Transcribe every entry word for word. Skip the pictures.

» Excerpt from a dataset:
■ ■ ■ ■
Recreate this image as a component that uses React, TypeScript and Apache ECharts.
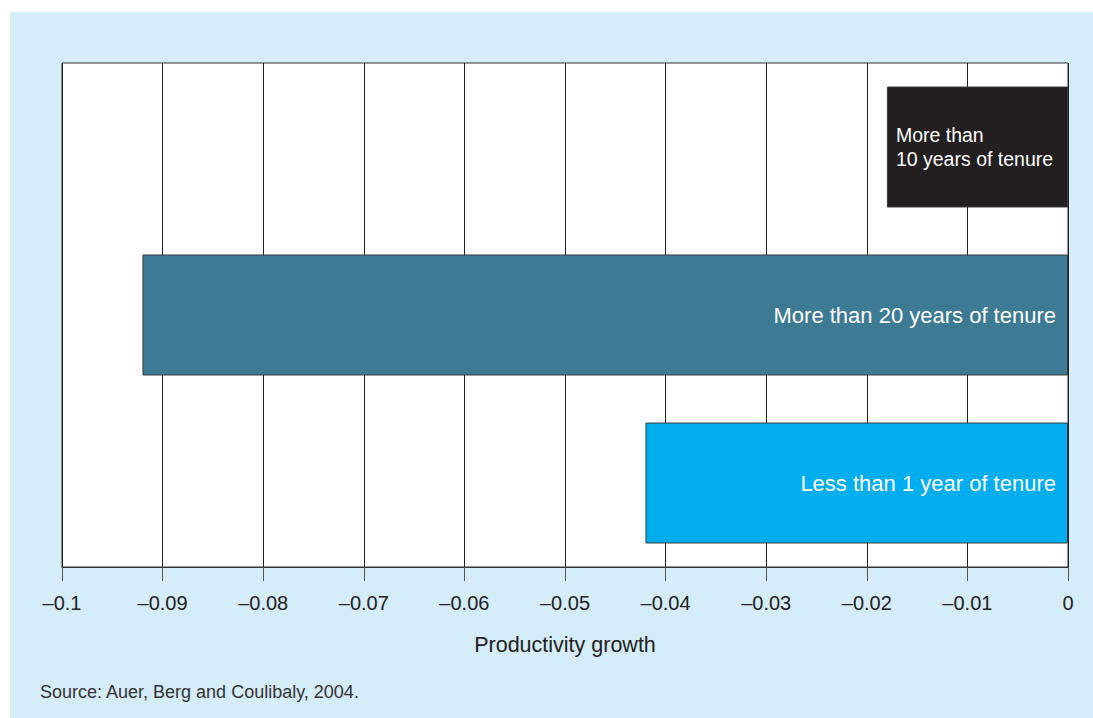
import React, { useEffect, useRef } from "react";
import * as echarts from "echarts";

// Categories listed from top to bottom
const categories = [
  "More than 10 years of tenure",
  "More than 20 years of tenure",
  "Less than 1 year of tenure",
];
const barLabels = [
  "More than\n10 years of tenure",
  "More than 20 years of tenure",
  "Less than 1 year of tenure",
];
const productivityGrowth = [-0.018, -0.092, -0.042];
const barColors = ["#231f20", "#3d7a93", "#00adee"];
const tickValues = [-0.1, -0.09, -0.08, -0.07, -0.06, -0.05, -0.04, -0.03, -0.02, -0.01, 0];
const tickLabels = ["–0.1", "–0.09", "–0.08", "–0.07", "–0.06", "–0.05", "–0.04", "–0.03", "–0.02", "–0.01", "0"];

const FONT = "'Liberation Sans', Arial, Helvetica, sans-serif";

export default function App() {
  const ref = useRef<HTMLDivElement>(null);

  useEffect(() => {
    if (!ref.current) return;
    const chart = echarts.init(ref.current, null, { renderer: "svg" });

    const labelFor = (v: number) => {
      const idx = tickValues.findIndex((t) => Math.abs(t - v) < 1e-6);
      return idx >= 0 ? tickLabels[idx] : "";
    };

    chart.setOption({
      animation: false,
      backgroundColor: "#ffffff",
      graphic: [
        {
          type: "rect",
          z: -10,
          silent: true,
          shape: { x: 10, y: 12, width: 1083, height: 706 },
          style: { fill: "#d5ecf9" },
        },
        {
          type: "text",
          left: 40,
          top: 683,
          style: {
            text: "Source: Auer, Berg and Coulibaly, 2004.",
            fill: "#333333",
            font: `18px ${FONT}`,
          },
        },
      ],
      grid: {
        left: 62,
        right: 25,
        top: 63,
        bottom: 151,
        show: true,
        backgroundColor: "#ffffff",
        borderColor: "#333333",
        borderWidth: 1,
      },
      xAxis: {
        type: "value",
        min: -0.1,
        max: 0,
        interval: 0.01,
        name: "Productivity growth",
        nameLocation: "middle",
        nameGap: 67,
        nameTextStyle: { fontFamily: FONT, fontSize: 21.5, color: "#222222" },
        axisLine: { show: true, lineStyle: { color: "#333333", width: 1 } },
        axisTick: { show: true, inside: false, length: 14, lineStyle: { color: "#555555" } },
        axisLabel: {
          margin: 26,
          fontFamily: FONT,
          fontSize: 20,
          color: "#222222",
          formatter: (v: number) => labelFor(v),
        },
        splitLine: { show: true, lineStyle: { color: "#222222", width: 1 } },
      },
      yAxis: {
        type: "category",
        data: categories,
        inverse: true,
        axisLine: { show: false },
        axisTick: { show: false },
        axisLabel: { show: false },
        splitLine: { show: false },
      },
      series: [
        {
          type: "bar",
          barCategoryGap: "28%",
          data: productivityGrowth.map((v, i) => ({
            value: v,
            itemStyle: { color: barColors[i], borderColor: "#3a3a3a", borderWidth: 1 },
            label: {
              show: true,
              formatter: barLabels[i],
              position: i === 0 ? "insideLeft" : "insideRight",
              distance: i === 0 ? 9 : 12,
              align: i === 0 ? "left" : "right",
              color: "#ffffff",
              fontFamily: FONT,
              fontSize: i === 0 ? 19.5 : 22,
              lineHeight: 24,
            },
          })),
        },
      ],
    });

    return () => chart.dispose();
  }, []);

  return (
    <div
      ref={ref}
      style={{ position: "absolute", left: 0, top: 0, width: 1093, height: 718 }}
    />
  );
}
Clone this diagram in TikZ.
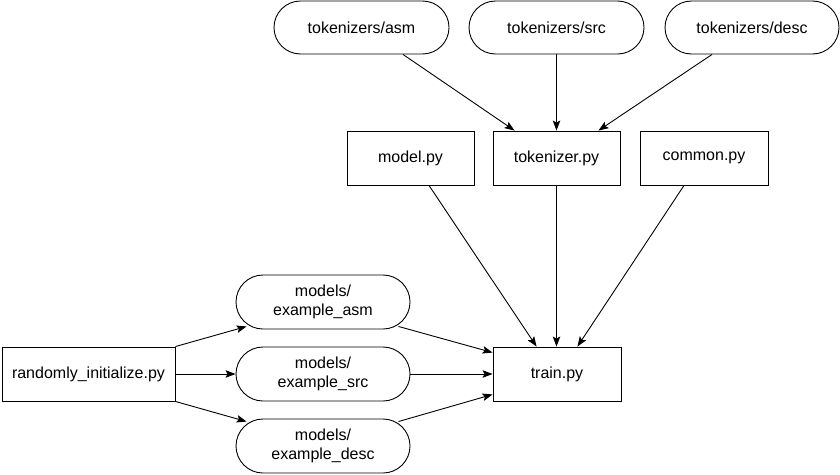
\documentclass[tikz,border=0pt]{standalone}
\usepackage{fontspec}
\setmainfont{Liberation Sans}
\usetikzlibrary{arrows.meta,calc}
\begin{document}
\begin{tikzpicture}[x=1pt,y=1pt,
  box/.style={draw,line width=0.9pt,minimum width=127pt,minimum height=54pt,inner sep=0pt,font=\fontsize{16}{19.5}\selectfont,align=center},
  pill/.style={box,rounded corners=26.5pt,minimum width=175pt,minimum height=53pt},
  conn/.style={line width=0.9pt,-{Stealth[length=10pt,width=7.5pt,inset=2pt]}}]
\useasboundingbox (0,0) rectangle (840,-474);
\node[pill] (tasm) at (361.5,-27.5) {tokenizers/asm};
\node[pill] (tsrc) at (556.5,-27.5) {tokenizers/src};
\node[pill,minimum width=174pt] (tdesc) at (752,-27.5) {tokenizers/desc};
\node[box] (model) at (410.5,-158) {model.py};
\node[box] (tok) at (556.5,-158) {tokenizer.py};
\node[box,minimum width=128pt] (common) at (704,-158) {common.py};
\node[box,minimum width=128pt] (train) at (557,-374) {train.py};
\node[box,minimum width=173pt] (rand) at (88.5,-374) {randomly\_initialize.py};
\node[pill,minimum width=174pt,minimum height=54pt,rounded corners=27pt] (masm) at (323,-302) {models/\\example\_asm};
\node[pill,minimum width=174pt,minimum height=54pt,rounded corners=27pt] (msrc) at (323,-374) {models/\\example\_src};
\node[pill,minimum width=174pt,minimum height=54pt,rounded corners=27pt] (mdesc) at (323,-446) {models/\\example\_desc};
\draw[conn] ($(tasm.south)+(41.5,0)$) -- ($(tok.north west)+(22,0)$);
\draw[conn] (tsrc.south) -- (tok.north);
\draw[conn] ($(tdesc.south)+(-40,0)$) -- ($(tok.north east)+(-22,0)$);
\draw[conn] ($(model.south)+(18.5,0)$) -- ($(train.north west)+(44,0)$);
\draw[conn] (tok.south) -- ($(train.north)+(-0.5,0)$);
\draw[conn] ($(common.south)+(-20,0)$) -- ($(train.north east)+(-44,0)$);
\draw[conn] (rand.north east) -- ($(masm.south west)+(11,3)$);
\draw[conn] (rand.east) -- (msrc.west);
\draw[conn] (rand.south east) -- ($(mdesc.north west)+(11,-3)$);
\draw[conn] ($(masm.south east)+(-12,3)$) -- ($(train.north west)+(0,-6)$);
\draw[conn] (msrc.east) -- (train.west);
\draw[conn] ($(mdesc.north east)+(-12,-3)$) -- ($(train.south west)+(0,7)$);
\end{tikzpicture}
\end{document}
■ ■ ■ ■
» Full output:
Recreate this image as a component that uses React, TypeScript and Apache ECharts.
import React, { useEffect, useRef } from "react";
import * as echarts from "echarts";

// Categories listed from top to bottom
const categories = [
  "More than 10 years of tenure",
  "More than 20 years of tenure",
  "Less than 1 year of tenure",
];
const barLabels = [
  "More than\n10 years of tenure",
  "More than 20 years of tenure",
  "Less than 1 year of tenure",
];
const productivityGrowth = [-0.018, -0.092, -0.042];
const barColors = ["#231f20", "#3d7a93", "#00adee"];
const tickValues = [-0.1, -0.09, -0.08, -0.07, -0.06, -0.05, -0.04, -0.03, -0.02, -0.01, 0];
const tickLabels = ["–0.1", "–0.09", "–0.08", "–0.07", "–0.06", "–0.05", "–0.04", "–0.03", "–0.02", "–0.01", "0"];

const FONT = "'Liberation Sans', Arial, Helvetica, sans-serif";

export default function App() {
  const ref = useRef<HTMLDivElement>(null);

  useEffect(() => {
    if (!ref.current) return;
    const chart = echarts.init(ref.current, null, { renderer: "svg" });

    const labelFor = (v: number) => {
      const idx = tickValues.findIndex((t) => Math.abs(t - v) < 1e-6);
      return idx >= 0 ? tickLabels[idx] : "";
    };

    chart.setOption({
      animation: false,
      backgroundColor: "#ffffff",
      graphic: [
        {
          type: "rect",
          z: -10,
          silent: true,
          shape: { x: 10, y: 12, width: 1083, height: 706 },
          style: { fill: "#d5ecf9" },
        },
        {
          type: "text",
          left: 40,
          top: 683,
          style: {
            text: "Source: Auer, Berg and Coulibaly, 2004.",
            fill: "#333333",
            font: `18px ${FONT}`,
          },
        },
      ],
      grid: {
        left: 62,
        right: 25,
        top: 63,
        bottom: 151,
        show: true,
        backgroundColor: "#ffffff",
        borderColor: "#333333",
        borderWidth: 1,
      },
      xAxis: {
        type: "value",
        min: -0.1,
        max: 0,
        interval: 0.01,
        name: "Productivity growth",
        nameLocation: "middle",
        nameGap: 67,
        nameTextStyle: { fontFamily: FONT, fontSize: 21.5, color: "#222222" },
        axisLine: { show: true, lineStyle: { color: "#333333", width: 1 } },
        axisTick: { show: true, inside: false, length: 14, lineStyle: { color: "#555555" } },
        axisLabel: {
          margin: 26,
          fontFamily: FONT,
          fontSize: 20,
          color: "#222222",
          formatter: (v: number) => labelFor(v),
        },
        splitLine: { show: true, lineStyle: { color: "#222222", width: 1 } },
      },
      yAxis: {
        type: "category",
        data: categories,
        inverse: true,
        axisLine: { show: false },
        axisTick: { show: false },
        axisLabel: { show: false },
        splitLine: { show: false },
      },
      series: [
        {
          type: "bar",
          barCategoryGap: "28%",
          data: productivityGrowth.map((v, i) => ({
            value: v,
            itemStyle: { color: barColors[i], borderColor: "#3a3a3a", borderWidth: 1 },
            label: {
              show: true,
              formatter: barLabels[i],
              position: i === 0 ? "insideLeft" : "insideRight",
              distance: i === 0 ? 9 : 12,
              align: i === 0 ? "left" : "right",
              color: "#ffffff",
              fontFamily: FONT,
              fontSize: i === 0 ? 19.5 : 22,
              lineHeight: 24,
            },
          })),
        },
      ],
    });

    return () => chart.dispose();
  }, []);

  return (
    <div
      ref={ref}
      style={{ position: "absolute", left: 0, top: 0, width: 1093, height: 718 }}
    />
  );
}
Clone this diagram in TikZ.
\documentclass[tikz,border=0pt]{standalone}
\usepackage{fontspec}
\setmainfont{Liberation Sans}
\usetikzlibrary{arrows.meta,calc}
\begin{document}
\begin{tikzpicture}[x=1pt,y=1pt,
  box/.style={draw,line width=0.9pt,minimum width=127pt,minimum height=54pt,inner sep=0pt,font=\fontsize{16}{19.5}\selectfont,align=center},
  pill/.style={box,rounded corners=26.5pt,minimum width=175pt,minimum height=53pt},
  conn/.style={line width=0.9pt,-{Stealth[length=10pt,width=7.5pt,inset=2pt]}}]
\useasboundingbox (0,0) rectangle (840,-474);
\node[pill] (tasm) at (361.5,-27.5) {tokenizers/asm};
\node[pill] (tsrc) at (556.5,-27.5) {tokenizers/src};
\node[pill,minimum width=174pt] (tdesc) at (752,-27.5) {tokenizers/desc};
\node[box] (model) at (410.5,-158) {model.py};
\node[box] (tok) at (556.5,-158) {tokenizer.py};
\node[box,minimum width=128pt] (common) at (704,-158) {common.py};
\node[box,minimum width=128pt] (train) at (557,-374) {train.py};
\node[box,minimum width=173pt] (rand) at (88.5,-374) {randomly\_initialize.py};
\node[pill,minimum width=174pt,minimum height=54pt,rounded corners=27pt] (masm) at (323,-302) {models/\\example\_asm};
\node[pill,minimum width=174pt,minimum height=54pt,rounded corners=27pt] (msrc) at (323,-374) {models/\\example\_src};
\node[pill,minimum width=174pt,minimum height=54pt,rounded corners=27pt] (mdesc) at (323,-446) {models/\\example\_desc};
\draw[conn] ($(tasm.south)+(41.5,0)$) -- ($(tok.north west)+(22,0)$);
\draw[conn] (tsrc.south) -- (tok.north);
\draw[conn] ($(tdesc.south)+(-40,0)$) -- ($(tok.north east)+(-22,0)$);
\draw[conn] ($(model.south)+(18.5,0)$) -- ($(train.north west)+(44,0)$);
\draw[conn] (tok.south) -- ($(train.north)+(-0.5,0)$);
\draw[conn] ($(common.south)+(-20,0)$) -- ($(train.north east)+(-44,0)$);
\draw[conn] (rand.north east) -- ($(masm.south west)+(11,3)$);
\draw[conn] (rand.east) -- (msrc.west);
\draw[conn] (rand.south east) -- ($(mdesc.north west)+(11,-3)$);
\draw[conn] ($(masm.south east)+(-12,3)$) -- ($(train.north west)+(0,-6)$);
\draw[conn] (msrc.east) -- (train.west);
\draw[conn] ($(mdesc.north east)+(-12,-3)$) -- ($(train.south west)+(0,7)$);
\end{tikzpicture}
\end{document}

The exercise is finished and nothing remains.